◆ **DATASET RECORDS**
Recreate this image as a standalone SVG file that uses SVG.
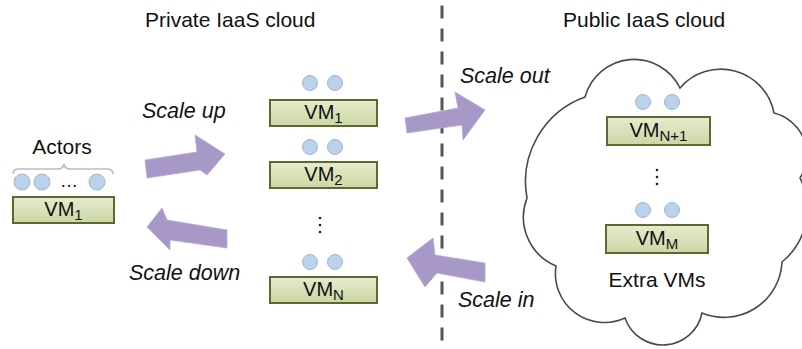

==

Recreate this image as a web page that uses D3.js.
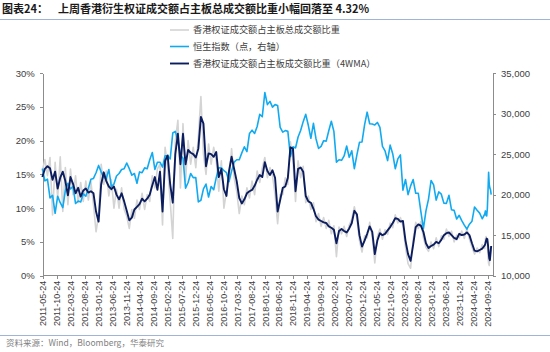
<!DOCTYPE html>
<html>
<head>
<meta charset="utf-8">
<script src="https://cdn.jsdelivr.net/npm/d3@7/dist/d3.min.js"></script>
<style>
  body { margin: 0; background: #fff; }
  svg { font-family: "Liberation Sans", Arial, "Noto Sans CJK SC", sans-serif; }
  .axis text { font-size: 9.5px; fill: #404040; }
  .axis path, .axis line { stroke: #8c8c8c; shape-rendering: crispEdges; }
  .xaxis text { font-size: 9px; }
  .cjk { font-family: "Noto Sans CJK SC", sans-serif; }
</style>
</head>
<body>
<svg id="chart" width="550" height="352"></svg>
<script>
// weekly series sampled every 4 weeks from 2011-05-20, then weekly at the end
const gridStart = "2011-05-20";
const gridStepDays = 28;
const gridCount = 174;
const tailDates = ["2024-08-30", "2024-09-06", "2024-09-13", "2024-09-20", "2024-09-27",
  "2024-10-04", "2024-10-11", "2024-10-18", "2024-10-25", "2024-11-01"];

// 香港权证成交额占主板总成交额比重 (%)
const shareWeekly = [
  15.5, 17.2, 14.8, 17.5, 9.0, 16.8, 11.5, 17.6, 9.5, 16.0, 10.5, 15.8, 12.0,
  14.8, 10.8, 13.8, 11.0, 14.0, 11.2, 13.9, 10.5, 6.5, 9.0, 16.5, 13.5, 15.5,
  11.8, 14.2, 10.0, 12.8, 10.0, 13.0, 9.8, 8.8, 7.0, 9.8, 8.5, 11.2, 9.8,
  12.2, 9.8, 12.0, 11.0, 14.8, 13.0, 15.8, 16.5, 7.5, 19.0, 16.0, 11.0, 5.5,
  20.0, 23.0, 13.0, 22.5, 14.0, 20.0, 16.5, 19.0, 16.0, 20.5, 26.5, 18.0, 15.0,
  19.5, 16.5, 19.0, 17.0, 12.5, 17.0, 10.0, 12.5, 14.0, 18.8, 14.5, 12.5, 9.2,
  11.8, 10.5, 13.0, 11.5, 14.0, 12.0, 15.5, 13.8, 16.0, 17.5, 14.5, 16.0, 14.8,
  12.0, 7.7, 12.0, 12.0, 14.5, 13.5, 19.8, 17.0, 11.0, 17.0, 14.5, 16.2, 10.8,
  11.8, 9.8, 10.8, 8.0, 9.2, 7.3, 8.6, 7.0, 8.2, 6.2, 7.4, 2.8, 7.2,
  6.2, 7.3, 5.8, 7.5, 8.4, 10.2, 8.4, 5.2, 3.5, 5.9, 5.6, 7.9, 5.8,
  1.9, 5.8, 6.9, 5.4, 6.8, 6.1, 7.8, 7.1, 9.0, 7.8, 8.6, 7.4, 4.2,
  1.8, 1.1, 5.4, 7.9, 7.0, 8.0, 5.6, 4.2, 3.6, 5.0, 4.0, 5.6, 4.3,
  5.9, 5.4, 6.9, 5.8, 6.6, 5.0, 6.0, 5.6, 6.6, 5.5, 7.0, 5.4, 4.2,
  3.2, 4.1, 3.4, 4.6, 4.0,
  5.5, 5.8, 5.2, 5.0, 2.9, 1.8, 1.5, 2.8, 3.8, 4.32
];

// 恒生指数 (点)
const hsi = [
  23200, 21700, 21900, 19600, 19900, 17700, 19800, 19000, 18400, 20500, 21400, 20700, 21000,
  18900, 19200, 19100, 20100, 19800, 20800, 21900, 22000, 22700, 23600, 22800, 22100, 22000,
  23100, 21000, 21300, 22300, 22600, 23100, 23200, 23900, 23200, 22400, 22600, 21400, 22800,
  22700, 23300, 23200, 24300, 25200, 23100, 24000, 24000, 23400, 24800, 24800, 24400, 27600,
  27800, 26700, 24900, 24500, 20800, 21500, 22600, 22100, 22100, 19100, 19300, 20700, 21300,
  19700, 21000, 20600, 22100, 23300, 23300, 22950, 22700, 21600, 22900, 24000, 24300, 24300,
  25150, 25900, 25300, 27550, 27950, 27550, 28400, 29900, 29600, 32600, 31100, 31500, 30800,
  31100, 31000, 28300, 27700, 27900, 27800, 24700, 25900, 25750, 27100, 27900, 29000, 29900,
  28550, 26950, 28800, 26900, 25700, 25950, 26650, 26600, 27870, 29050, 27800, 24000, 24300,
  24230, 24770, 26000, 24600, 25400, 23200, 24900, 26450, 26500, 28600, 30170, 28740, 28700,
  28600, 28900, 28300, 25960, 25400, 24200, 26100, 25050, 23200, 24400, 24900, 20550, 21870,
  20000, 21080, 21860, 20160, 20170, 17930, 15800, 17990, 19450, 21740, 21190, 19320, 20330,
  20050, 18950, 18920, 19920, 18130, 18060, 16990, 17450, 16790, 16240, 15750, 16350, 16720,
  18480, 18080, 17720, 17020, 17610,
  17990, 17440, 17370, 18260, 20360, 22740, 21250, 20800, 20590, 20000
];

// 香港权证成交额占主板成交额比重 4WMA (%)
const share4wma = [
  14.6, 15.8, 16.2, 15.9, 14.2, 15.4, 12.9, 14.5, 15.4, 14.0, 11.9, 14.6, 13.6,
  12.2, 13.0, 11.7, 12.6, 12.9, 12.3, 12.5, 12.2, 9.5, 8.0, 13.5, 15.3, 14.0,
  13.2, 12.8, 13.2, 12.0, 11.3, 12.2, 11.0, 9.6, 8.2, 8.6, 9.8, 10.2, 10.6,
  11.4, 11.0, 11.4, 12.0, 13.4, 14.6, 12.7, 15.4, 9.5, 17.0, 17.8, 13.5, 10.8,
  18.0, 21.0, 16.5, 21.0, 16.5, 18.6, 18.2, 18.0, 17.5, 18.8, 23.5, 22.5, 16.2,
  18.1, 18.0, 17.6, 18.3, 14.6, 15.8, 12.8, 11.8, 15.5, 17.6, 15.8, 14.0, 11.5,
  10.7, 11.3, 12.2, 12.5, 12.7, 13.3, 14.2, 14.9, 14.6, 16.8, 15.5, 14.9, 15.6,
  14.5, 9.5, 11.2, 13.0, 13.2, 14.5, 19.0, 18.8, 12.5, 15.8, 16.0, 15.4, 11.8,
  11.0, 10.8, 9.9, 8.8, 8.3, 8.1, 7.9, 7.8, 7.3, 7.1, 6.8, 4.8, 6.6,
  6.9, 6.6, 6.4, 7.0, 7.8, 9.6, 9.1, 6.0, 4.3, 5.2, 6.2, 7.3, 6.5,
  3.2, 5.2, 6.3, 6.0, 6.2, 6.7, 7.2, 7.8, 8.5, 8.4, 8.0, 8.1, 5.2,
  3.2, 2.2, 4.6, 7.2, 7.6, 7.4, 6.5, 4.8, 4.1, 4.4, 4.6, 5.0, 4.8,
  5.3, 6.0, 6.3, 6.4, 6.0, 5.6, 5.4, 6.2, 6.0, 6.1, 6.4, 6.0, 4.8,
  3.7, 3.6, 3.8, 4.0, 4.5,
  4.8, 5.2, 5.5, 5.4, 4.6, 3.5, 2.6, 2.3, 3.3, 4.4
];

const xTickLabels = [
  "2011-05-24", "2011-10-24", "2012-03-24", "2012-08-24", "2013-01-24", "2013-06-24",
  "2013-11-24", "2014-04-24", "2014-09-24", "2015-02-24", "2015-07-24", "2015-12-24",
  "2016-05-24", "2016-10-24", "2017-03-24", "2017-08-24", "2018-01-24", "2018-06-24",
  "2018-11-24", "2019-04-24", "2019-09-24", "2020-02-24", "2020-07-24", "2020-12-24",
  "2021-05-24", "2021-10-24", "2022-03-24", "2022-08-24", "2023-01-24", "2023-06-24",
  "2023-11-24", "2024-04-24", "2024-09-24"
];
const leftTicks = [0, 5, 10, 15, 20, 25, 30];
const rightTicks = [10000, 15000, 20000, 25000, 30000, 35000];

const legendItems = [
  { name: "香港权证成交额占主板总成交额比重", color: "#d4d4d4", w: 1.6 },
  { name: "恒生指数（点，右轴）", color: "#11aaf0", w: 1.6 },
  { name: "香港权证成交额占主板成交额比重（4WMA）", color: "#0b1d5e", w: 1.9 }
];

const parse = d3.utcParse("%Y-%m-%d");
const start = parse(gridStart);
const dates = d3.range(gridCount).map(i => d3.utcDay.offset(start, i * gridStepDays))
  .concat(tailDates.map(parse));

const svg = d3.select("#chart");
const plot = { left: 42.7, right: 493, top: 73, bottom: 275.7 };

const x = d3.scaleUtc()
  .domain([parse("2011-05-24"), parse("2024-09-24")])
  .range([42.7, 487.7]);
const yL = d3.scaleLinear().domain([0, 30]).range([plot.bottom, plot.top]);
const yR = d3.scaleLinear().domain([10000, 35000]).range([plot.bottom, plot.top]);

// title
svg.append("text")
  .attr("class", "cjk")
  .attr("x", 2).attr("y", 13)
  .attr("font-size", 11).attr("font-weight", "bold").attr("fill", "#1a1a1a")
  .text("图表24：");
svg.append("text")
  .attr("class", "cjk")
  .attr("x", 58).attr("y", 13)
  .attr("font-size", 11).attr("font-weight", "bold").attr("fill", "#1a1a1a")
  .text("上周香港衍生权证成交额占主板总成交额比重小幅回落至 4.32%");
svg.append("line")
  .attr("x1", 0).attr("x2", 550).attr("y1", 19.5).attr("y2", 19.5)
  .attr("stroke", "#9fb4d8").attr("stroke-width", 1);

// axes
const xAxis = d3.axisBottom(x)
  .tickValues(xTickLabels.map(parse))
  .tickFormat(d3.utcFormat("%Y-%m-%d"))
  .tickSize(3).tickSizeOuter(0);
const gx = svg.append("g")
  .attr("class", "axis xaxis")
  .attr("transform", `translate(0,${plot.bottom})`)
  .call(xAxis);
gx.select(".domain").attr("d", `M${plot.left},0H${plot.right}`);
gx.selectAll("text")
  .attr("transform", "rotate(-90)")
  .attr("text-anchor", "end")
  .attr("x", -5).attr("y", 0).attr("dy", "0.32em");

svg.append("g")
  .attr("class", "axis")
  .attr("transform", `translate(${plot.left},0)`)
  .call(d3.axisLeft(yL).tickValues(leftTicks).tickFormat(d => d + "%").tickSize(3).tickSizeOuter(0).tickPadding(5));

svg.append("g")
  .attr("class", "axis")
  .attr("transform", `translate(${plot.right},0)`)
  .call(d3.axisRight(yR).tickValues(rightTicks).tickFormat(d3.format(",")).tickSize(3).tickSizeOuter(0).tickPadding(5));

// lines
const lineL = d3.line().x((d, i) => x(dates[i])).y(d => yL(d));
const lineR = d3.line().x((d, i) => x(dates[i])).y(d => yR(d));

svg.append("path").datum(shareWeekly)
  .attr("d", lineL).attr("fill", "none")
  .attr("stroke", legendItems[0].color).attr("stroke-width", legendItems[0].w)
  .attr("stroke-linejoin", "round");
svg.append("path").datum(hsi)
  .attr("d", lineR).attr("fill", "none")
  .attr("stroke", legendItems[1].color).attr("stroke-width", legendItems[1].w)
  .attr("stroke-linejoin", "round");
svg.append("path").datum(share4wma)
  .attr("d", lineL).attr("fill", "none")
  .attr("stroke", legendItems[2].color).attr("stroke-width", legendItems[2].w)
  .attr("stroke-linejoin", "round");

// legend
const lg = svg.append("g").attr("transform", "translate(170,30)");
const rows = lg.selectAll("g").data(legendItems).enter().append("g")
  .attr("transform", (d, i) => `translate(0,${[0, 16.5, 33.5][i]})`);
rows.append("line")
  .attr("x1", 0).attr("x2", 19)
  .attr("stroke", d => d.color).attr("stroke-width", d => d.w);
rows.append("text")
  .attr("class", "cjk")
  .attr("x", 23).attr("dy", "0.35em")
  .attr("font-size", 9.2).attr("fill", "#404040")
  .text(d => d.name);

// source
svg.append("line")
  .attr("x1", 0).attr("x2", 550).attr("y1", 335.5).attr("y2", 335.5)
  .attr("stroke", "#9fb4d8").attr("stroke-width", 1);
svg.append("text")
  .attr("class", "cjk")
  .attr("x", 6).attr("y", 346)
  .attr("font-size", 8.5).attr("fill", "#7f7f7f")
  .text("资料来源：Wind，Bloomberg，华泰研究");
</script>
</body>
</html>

◆ **WHAT IS EXPECTED**
Collect every line with the string "uses" from the records, and copy each.

◆ **TASK ANSWER**
Recreate this image as a standalone SVG file that uses SVG.
Recreate this image as a web page that uses D3.js.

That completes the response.